** START OF DATA PROVIDED **
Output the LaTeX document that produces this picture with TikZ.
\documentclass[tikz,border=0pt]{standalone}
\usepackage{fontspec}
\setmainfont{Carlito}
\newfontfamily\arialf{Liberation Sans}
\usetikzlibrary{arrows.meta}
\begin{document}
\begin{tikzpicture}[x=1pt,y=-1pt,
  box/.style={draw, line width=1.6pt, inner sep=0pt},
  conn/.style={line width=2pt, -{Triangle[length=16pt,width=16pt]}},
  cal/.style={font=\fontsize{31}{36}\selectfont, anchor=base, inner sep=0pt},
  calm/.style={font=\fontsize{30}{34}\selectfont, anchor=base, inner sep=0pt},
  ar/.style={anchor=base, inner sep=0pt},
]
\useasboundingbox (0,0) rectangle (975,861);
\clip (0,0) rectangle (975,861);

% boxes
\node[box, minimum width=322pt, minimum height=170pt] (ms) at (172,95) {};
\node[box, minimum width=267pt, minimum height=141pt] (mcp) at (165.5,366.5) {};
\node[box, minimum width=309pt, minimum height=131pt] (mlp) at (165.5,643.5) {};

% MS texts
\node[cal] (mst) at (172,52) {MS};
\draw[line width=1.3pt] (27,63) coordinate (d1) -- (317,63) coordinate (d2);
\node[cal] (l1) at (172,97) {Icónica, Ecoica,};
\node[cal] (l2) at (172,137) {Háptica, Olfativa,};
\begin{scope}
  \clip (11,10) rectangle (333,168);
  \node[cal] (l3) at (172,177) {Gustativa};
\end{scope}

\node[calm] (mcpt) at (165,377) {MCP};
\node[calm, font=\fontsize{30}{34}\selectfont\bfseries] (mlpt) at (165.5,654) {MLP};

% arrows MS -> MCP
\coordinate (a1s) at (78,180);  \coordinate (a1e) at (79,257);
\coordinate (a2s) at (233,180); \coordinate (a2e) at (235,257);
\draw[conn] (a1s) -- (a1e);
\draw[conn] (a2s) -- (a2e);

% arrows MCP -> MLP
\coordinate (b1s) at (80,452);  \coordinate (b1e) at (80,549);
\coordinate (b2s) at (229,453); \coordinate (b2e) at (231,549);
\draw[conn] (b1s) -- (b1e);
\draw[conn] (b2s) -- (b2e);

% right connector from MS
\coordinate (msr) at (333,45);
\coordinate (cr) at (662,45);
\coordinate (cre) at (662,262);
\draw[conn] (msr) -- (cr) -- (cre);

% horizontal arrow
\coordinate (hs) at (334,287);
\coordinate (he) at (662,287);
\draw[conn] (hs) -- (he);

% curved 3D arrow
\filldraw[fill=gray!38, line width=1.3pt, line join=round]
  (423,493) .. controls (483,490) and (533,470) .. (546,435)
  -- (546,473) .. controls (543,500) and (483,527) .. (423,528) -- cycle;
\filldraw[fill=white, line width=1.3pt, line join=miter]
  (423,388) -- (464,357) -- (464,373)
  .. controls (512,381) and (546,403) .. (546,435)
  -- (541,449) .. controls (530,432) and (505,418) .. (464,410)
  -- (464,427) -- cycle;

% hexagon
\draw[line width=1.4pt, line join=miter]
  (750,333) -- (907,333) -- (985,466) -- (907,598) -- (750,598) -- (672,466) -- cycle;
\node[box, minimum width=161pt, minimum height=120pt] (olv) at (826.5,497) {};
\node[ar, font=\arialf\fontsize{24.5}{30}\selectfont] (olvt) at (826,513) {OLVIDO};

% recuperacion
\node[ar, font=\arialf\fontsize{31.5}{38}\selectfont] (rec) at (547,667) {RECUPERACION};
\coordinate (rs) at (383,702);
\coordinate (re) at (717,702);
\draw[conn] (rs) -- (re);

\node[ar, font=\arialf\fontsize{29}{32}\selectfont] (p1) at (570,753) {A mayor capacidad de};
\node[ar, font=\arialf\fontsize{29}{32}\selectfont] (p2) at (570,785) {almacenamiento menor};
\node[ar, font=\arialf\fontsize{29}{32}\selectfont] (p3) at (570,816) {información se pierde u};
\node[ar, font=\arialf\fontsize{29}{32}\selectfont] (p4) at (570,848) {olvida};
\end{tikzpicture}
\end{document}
** END OF DATA PROVIDED **
** START OF DATA PROVIDED **
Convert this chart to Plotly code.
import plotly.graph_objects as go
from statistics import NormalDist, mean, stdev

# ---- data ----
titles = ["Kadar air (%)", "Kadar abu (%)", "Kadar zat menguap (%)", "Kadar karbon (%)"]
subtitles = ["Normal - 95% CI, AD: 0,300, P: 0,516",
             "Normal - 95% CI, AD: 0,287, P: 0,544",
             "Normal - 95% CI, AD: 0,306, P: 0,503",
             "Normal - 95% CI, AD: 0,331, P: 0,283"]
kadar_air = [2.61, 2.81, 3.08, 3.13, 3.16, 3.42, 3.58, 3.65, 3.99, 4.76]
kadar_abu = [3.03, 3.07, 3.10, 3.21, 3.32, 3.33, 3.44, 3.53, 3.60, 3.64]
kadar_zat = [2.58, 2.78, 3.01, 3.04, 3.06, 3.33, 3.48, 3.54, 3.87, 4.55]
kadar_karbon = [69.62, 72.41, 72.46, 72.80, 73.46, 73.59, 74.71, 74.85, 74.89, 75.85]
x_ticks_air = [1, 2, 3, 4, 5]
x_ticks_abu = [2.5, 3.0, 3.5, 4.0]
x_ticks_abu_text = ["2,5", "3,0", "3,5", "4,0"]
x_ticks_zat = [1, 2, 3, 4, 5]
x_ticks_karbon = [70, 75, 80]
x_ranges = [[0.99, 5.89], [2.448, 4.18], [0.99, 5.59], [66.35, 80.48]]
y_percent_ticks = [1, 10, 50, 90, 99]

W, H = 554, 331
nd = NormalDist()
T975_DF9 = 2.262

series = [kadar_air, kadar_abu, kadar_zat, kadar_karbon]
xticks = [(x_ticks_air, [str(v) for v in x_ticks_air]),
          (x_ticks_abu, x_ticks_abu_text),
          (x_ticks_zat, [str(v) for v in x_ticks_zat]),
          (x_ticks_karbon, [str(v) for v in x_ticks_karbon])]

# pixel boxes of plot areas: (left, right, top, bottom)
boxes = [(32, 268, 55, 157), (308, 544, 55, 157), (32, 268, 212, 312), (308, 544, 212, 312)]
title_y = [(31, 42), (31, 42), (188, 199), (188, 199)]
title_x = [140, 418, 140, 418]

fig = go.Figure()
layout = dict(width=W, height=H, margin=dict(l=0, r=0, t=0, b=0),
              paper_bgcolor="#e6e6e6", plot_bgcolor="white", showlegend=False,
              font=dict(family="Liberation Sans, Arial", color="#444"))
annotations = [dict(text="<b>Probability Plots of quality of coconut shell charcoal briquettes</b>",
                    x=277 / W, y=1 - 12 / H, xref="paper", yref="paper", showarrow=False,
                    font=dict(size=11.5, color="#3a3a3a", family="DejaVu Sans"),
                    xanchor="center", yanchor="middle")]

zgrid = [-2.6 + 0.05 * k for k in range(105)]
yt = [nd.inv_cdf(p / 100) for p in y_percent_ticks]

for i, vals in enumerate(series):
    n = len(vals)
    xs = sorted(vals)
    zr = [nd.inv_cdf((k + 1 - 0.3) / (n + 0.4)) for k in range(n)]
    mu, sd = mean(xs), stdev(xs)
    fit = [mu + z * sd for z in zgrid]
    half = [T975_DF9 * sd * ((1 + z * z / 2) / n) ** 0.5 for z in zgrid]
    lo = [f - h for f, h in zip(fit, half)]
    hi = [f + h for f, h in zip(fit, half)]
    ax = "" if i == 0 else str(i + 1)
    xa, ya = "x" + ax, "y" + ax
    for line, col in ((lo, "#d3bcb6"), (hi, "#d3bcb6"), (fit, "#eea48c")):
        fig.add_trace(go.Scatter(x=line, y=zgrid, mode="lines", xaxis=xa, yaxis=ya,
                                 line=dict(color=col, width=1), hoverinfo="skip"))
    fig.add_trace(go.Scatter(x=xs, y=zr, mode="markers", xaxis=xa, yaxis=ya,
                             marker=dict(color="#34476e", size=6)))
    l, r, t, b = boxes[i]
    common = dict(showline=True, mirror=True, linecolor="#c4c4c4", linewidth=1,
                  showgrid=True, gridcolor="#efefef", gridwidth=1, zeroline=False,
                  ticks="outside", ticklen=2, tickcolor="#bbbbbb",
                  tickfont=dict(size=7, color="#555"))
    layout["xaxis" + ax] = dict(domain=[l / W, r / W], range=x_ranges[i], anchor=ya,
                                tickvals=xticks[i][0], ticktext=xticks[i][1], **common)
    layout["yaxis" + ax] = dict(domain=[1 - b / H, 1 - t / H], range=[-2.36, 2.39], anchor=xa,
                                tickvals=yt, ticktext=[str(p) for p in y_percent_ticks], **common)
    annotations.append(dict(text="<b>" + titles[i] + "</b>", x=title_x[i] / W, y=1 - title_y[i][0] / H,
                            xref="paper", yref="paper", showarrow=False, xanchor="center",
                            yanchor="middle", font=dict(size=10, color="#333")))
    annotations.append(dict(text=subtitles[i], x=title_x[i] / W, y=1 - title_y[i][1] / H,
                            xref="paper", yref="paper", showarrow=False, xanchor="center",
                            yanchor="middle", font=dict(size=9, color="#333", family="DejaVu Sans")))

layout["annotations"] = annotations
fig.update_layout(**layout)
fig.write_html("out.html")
** END OF DATA PROVIDED **
CHALLENGE: Repeat exactly the lines from the one containing "Output the LaTeX" through the one containing "(mlpt) at (165.5,654)", both included, and nothing else.

TASK RESPONSE:
Output the LaTeX document that produces this picture with TikZ.
\documentclass[tikz,border=0pt]{standalone}
\usepackage{fontspec}
\setmainfont{Carlito}
\newfontfamily\arialf{Liberation Sans}
\usetikzlibrary{arrows.meta}
\begin{document}
\begin{tikzpicture}[x=1pt,y=-1pt,
  box/.style={draw, line width=1.6pt, inner sep=0pt},
  conn/.style={line width=2pt, -{Triangle[length=16pt,width=16pt]}},
  cal/.style={font=\fontsize{31}{36}\selectfont, anchor=base, inner sep=0pt},
  calm/.style={font=\fontsize{30}{34}\selectfont, anchor=base, inner sep=0pt},
  ar/.style={anchor=base, inner sep=0pt},
]
\useasboundingbox (0,0) rectangle (975,861);
\clip (0,0) rectangle (975,861);

% boxes
\node[box, minimum width=322pt, minimum height=170pt] (ms) at (172,95) {};
\node[box, minimum width=267pt, minimum height=141pt] (mcp) at (165.5,366.5) {};
\node[box, minimum width=309pt, minimum height=131pt] (mlp) at (165.5,643.5) {};

% MS texts
\node[cal] (mst) at (172,52) {MS};
\draw[line width=1.3pt] (27,63) coordinate (d1) -- (317,63) coordinate (d2);
\node[cal] (l1) at (172,97) {Icónica, Ecoica,};
\node[cal] (l2) at (172,137) {Háptica, Olfativa,};
\begin{scope}
  \clip (11,10) rectangle (333,168);
  \node[cal] (l3) at (172,177) {Gustativa};
\end{scope}

\node[calm] (mcpt) at (165,377) {MCP};
\node[calm, font=\fontsize{30}{34}\selectfont\bfseries] (mlpt) at (165.5,654) {MLP};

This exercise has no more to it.